Saffron threads are actually dried stigmas of the Crocus sativus flower. Like many dried spices, they need a little heat and moisture to fully release their color, aroma, and flavor compounds. This process is called “blooming” or “steeping,” and it creates an intense saffron liquid that distributes evenly throughout your dish. Simply tossing the dry threads straight into a large pot of rice or soup won’t yield the same robust results.
The Classic Method: Hot Water Bloom
This is the most common and effective way to prepare saffron for use in almost any dish, from savory rice to sweet desserts.
What You Need:
- A small pinch of saffron threads (about 15-20 threads, or about 1/4 teaspoon, for a dish serving 4-6 people)
- 2-3 tablespoons of very hot (but not boiling) water, milk, or stock.
Step-by-Step Guide:
- Crush the Threads (Optional, but Recommended): While you can use the threads whole, gently crushing them helps release even more color and flavor. Use a small mortar and pestle to lightly grind the threads into a fine or coarse powder. If you don’t have one, place the threads in a small piece of foil or a plastic baggie and press gently with the back of a spoon. You can add a pinch of sugar or salt to act as an abrasive to help the grinding process.
- Add Hot Liquid: Transfer your crushed (or whole) saffron threads to a small bowl or cup. Pour the 2-3 tablespoons of hot water, milk, or stock over them.
- Tip: Use the liquid that the recipe calls for, if possible (e.g., milk for a creamy dish, stock for risotto). If the recipe is dry or doesn’t call for much liquid, plain hot water is perfect.
- Steep and Wait: Let the saffron steep for 15 to 20 minutes. As it sits, the liquid will transform into a vibrant, deep orange-gold color, and a fragrant aroma will fill the air. This is your “bloomed” saffron ready for action!
Adding Your Saffron Liquid to Food
The best part is using your golden creation! Since you now have a concentrated liquid, you can easily incorporate the color and flavor into almost any dish.
For Rice Dishes (Paella, Risotto, Biryani, Persian Rice):
Add the saffron liquid, including the threads, directly into the cooking liquid (water or stock) early in the cooking process. For example, add it when you add the initial water to your rice or halfway through adding the stock to your risotto. This ensures the color and flavor is fully absorbed by the grains.
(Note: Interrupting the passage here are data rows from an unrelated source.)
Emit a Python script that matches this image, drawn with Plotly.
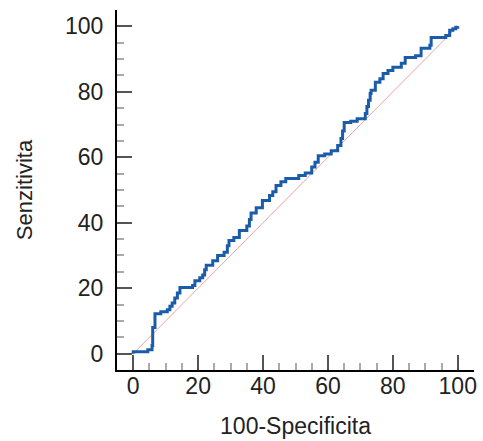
import plotly.graph_objects as go

# ROC curve vertices (100-Specificity, Sensitivity), step-wise
fpr = [0, 0, 4.5, 5.8, 6.0, 6.7, 8.5, 10.5, 11.3, 12.0, 12.8, 13.6, 14.4, 18.3, 19.0,
       20.5, 21.4, 22.0, 22.5, 24.5, 26.0, 28.0, 29.0, 29.5, 31.0, 32.7, 35.0, 35.8,
       36.3, 37.9, 39.8, 42.0, 43.0, 44.0, 45.5, 47.0, 51.0, 53.0, 55.0, 56.0, 57.0,
       59.0, 61.0, 63.0, 64.0, 64.5, 65.0, 67.0, 69.0, 71.5, 72.0, 72.5, 73.0, 73.3,
       74.6, 76.0, 77.0, 78.5, 80.0, 82.6, 83.8, 87.0, 88.7, 91.4, 91.8, 96.3, 97.5,
       98.5, 99.4, 100]
tpr = [0, 0.6, 1.2, 2.5, 8.0, 12.2, 12.8, 13.4, 14.5, 15.5, 17.0, 18.5, 20.2, 20.8, 22.3,
       23.2, 24.0, 25.6, 27.0, 28.4, 30.0, 31.0, 33.0, 34.6, 35.5, 37.6, 39.0, 41.0,
       43.0, 44.6, 46.8, 48.3, 49.5, 51.4, 52.5, 53.5, 54.4, 55.2, 57.0, 58.5, 60.5,
       61.0, 62.0, 63.6, 65.7, 68.0, 70.6, 71.0, 71.8, 73.4, 75.5, 77.4, 79.5, 80.5,
       82.9, 84.0, 85.6, 86.5, 87.5, 88.7, 90.5, 91.0, 93.3, 94.2, 96.6, 97.2, 98.8,
       99.3, 99.7, 100]
diag = [0, 100]
tick_vals = [0, 20, 40, 60, 80, 100]

fig = go.Figure()
fig.add_trace(go.Scatter(x=diag, y=diag, mode="lines",
                         line=dict(color="#e9a5a5", width=1), hoverinfo="skip"))
fig.add_trace(go.Scatter(x=fpr, y=tpr, mode="lines", line_shape="hv",
                         line=dict(color="#1a5ca8", width=3)))

font = "Liberation Sans, Arial, sans-serif"
axis_common = dict(
    range=[-5, 105], tickvals=tick_vals, ticks="inside", ticklen=15, tickwidth=2,
    tickcolor="#555555", showline=True, linecolor="black", linewidth=2,
    showgrid=False, zeroline=False,
    minor=dict(dtick=5, tick0=0, ticks="inside", ticklen=7, tickwidth=1.5,
               tickcolor="#aaaaaa", showgrid=False),
    tickfont=dict(family=font, size=23, color="#222222"),
)
fig.update_xaxes(**axis_common, ticklabelstandoff=-6,
                 title=dict(text="100-Specificita", font=dict(family=font, size=23, color="#222222"),
                            standoff=20))
fig.update_yaxes(**axis_common, ticklabelstandoff=7,
                 title=dict(text="Senzitivita", font=dict(family=font, size=22, color="#222222"),
                            standoff=26))
fig.update_layout(width=483, height=441, showlegend=False,
                  margin=dict(l=117, r=6, t=10, b=71),
                  plot_bgcolor="white", paper_bgcolor="white")
fig.write_html("out.html")
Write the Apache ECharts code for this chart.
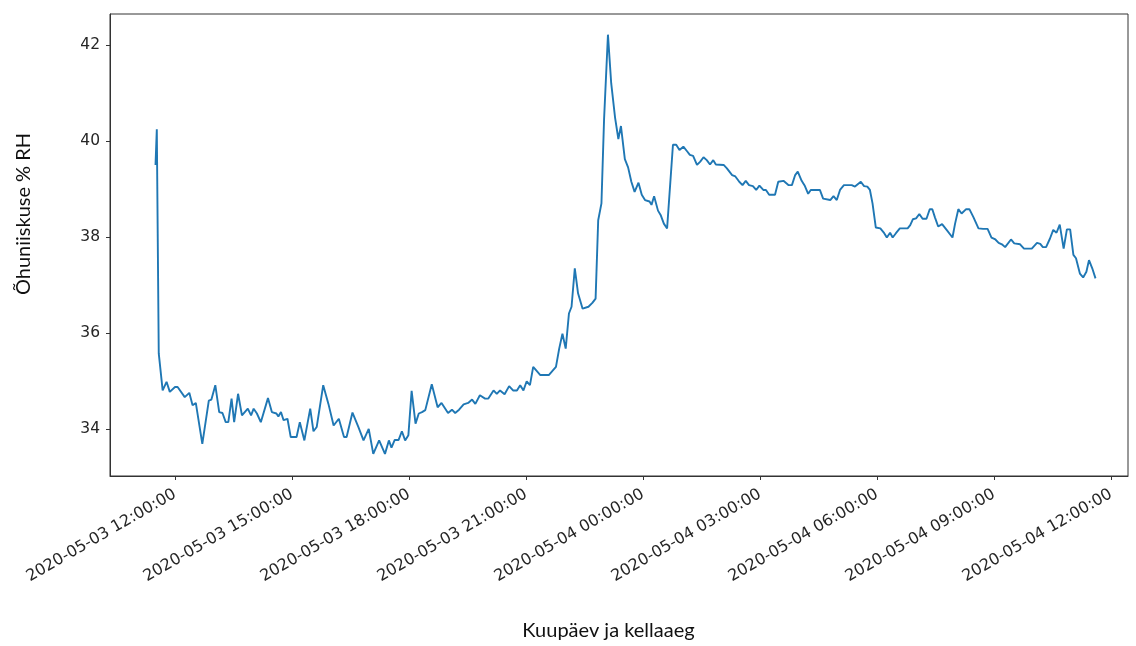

For Soups and Stews (Bouillabaisse, Cream-based Soups):
Add the saffron liquid in the last 15-20 minutes of cooking. This prevents overcooking the saffron and allows its delicate flavor to shine through.
For Baked Goods and Desserts (Cakes, Puddings, Ice Cream):
If your recipe calls for milk or cream, use that to bloom the saffron. Stir the saffron-infused liquid into the batter or base toward the beginning of the preparation.
Go Beyond Rice: Other Uses for Saffron
Saffron is far more versatile than just rice! Once you have your bloomed liquid, try it in:
Sauces: Mix into a creamy pasta sauce or a hollandaise for a luxurious twist.
Seafood: Use the liquid in a marinade for fish or prawns.
Breads: Add a beautiful yellow hue and subtle aroma to brioche or traditional saffron buns.
Drinks: Create a vibrant, aromatic simple syrup for cocktails or a delicious saffron tea.
Embrace the delicate, floral, and slightly earthy flavor of saffron. By taking this small, extra step of blooming the threads, you unlock the full potential of this magnificent spice and elevate your home cooking to a truly golden level. Happy cooking!